Once we introduce measures of conservation we get into a gray area, namely replanting the seed. When you walk in the forest, and you help spread some seed by it being stuck on your jeans or boots, I tend to believe those plants spreaded by your action are still \"wild\" as long as you don't tend to them later. So I think if you didn't fertilize, pesticide and do all the artificial things to help'em grow, they should be considered wild...hence wild simulated perhaps should be wild if NOTHING except planting the seed was done for the plant. This may include tilling.
Are wild ginseng deserving such premium than artificially cultivated ones? I tend to think it's like growing any fruits or veggies. Your wild ones are smaller and probably less robust. Supposedly it contains the same amount of ginsenosides. I tend to think robust fruits have more stuff, but we can debate on that. So theoretically you have the market paying high premium for old chinese belief or a Chinese pricing structure of paying for ginseng hunters' work in hunting down these rare stuff in China vs. farmers planting them.
I try to buy \"wild\" ginseng cause I understand that pesticides, fungicides, fertilizers, rat poison and even experimental chemicals have been used to cultivate this stuff on a regular basis. So I try to buy as wild of ginseng as I can as it defeats the purpose if my \"healthy stuff\" has traces of bad chemicals in them.

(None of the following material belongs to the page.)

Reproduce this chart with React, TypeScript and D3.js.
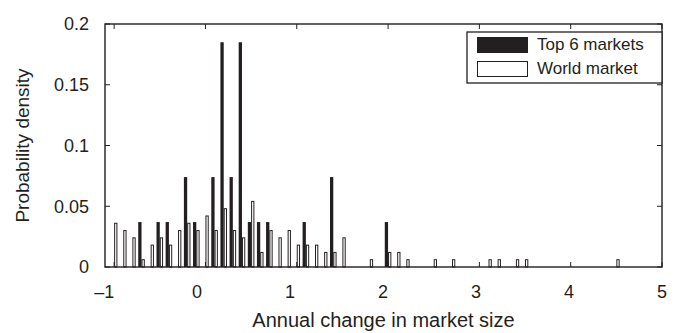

So, for me as a small time user and buyer of ginseng. If you plant them, and do nothing else, I'd buy them as wild if they are old enough. I buy old \"wild\" stuff cause I think it doesn't pay to sit on woodsgrown plants for 30 years when they can be sold in 15. So the older ones are more likely wilder/untended to. (Yes, we still get into the debate about them growing in your backyard vs. virgin forest...etc). Then there's the concept of dropping some fertilizers on your \"wild\" patches to \"help them survive.\" That I think is cheating and have seen supposedly wild ginseng with rings and all looking like big fat turnips. That ain't right. But that's only my opinion.